## start

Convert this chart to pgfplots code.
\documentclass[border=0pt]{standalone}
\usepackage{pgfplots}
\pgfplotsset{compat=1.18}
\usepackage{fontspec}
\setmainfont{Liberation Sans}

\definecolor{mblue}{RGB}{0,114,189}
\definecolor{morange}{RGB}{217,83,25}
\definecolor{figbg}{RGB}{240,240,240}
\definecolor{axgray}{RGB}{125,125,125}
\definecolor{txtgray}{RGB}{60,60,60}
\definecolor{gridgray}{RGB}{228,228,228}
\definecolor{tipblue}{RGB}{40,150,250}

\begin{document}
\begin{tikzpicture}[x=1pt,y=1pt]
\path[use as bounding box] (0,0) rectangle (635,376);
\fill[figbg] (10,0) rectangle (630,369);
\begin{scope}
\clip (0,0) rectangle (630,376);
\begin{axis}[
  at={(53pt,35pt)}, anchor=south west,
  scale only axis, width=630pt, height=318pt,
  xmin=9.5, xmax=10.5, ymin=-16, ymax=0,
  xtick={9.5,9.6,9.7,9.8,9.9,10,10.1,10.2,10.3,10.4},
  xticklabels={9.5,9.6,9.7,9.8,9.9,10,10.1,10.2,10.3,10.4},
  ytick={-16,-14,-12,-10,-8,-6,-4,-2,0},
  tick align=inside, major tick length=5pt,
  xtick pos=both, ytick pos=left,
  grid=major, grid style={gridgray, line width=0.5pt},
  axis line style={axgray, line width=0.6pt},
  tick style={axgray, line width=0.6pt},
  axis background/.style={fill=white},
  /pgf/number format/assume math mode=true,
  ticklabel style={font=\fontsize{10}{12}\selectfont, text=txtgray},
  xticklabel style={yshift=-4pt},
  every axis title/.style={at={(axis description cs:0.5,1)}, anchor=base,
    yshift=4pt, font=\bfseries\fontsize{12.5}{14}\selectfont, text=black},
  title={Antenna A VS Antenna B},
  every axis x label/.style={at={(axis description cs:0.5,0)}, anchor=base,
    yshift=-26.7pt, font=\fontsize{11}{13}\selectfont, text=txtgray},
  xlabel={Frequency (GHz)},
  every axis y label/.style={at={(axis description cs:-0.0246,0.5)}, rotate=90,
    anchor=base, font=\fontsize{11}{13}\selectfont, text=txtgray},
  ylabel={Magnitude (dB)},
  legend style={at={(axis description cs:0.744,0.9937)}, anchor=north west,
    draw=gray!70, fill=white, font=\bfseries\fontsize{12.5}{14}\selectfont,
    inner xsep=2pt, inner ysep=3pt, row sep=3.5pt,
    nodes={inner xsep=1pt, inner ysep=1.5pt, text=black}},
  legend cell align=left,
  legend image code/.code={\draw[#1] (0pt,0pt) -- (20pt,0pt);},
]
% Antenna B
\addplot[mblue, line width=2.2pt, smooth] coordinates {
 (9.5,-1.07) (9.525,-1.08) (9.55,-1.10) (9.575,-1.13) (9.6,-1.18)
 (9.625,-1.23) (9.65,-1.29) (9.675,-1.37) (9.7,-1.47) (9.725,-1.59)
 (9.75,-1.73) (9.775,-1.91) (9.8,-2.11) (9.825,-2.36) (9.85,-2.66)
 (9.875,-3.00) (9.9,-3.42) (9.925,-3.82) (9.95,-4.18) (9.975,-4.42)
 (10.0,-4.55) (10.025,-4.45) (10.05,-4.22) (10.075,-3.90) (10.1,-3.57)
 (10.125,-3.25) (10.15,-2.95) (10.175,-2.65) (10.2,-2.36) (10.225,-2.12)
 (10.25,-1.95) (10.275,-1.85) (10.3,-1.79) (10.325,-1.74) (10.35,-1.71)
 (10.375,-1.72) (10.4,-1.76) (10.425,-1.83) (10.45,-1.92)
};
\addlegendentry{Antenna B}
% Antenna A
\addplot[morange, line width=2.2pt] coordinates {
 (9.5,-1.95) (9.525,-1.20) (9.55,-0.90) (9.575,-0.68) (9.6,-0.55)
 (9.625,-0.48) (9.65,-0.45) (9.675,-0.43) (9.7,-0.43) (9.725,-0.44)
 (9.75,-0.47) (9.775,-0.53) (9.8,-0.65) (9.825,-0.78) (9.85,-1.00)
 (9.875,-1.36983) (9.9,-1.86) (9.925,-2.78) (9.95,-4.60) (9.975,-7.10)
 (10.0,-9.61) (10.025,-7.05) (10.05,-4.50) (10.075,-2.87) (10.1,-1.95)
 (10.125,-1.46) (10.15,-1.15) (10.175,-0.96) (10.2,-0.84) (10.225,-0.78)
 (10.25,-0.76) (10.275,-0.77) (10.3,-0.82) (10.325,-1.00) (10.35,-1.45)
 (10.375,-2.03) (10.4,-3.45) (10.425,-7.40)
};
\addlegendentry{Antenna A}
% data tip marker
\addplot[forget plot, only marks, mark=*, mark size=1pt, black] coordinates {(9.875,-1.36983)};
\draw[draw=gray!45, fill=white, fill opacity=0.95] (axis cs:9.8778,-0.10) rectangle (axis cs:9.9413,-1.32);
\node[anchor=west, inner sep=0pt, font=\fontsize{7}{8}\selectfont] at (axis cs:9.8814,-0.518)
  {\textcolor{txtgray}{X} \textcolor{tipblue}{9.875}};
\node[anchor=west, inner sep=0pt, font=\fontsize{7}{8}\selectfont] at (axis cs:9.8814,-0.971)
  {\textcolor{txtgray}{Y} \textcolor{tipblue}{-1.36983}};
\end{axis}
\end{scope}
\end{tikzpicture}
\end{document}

## end

## [The task]
Find all lines with "code" in them and copy each one.

## [Exercise output]
Convert this chart to pgfplots code.
  legend image code/.code={\draw[#1] (0pt,0pt) -- (20pt,0pt);},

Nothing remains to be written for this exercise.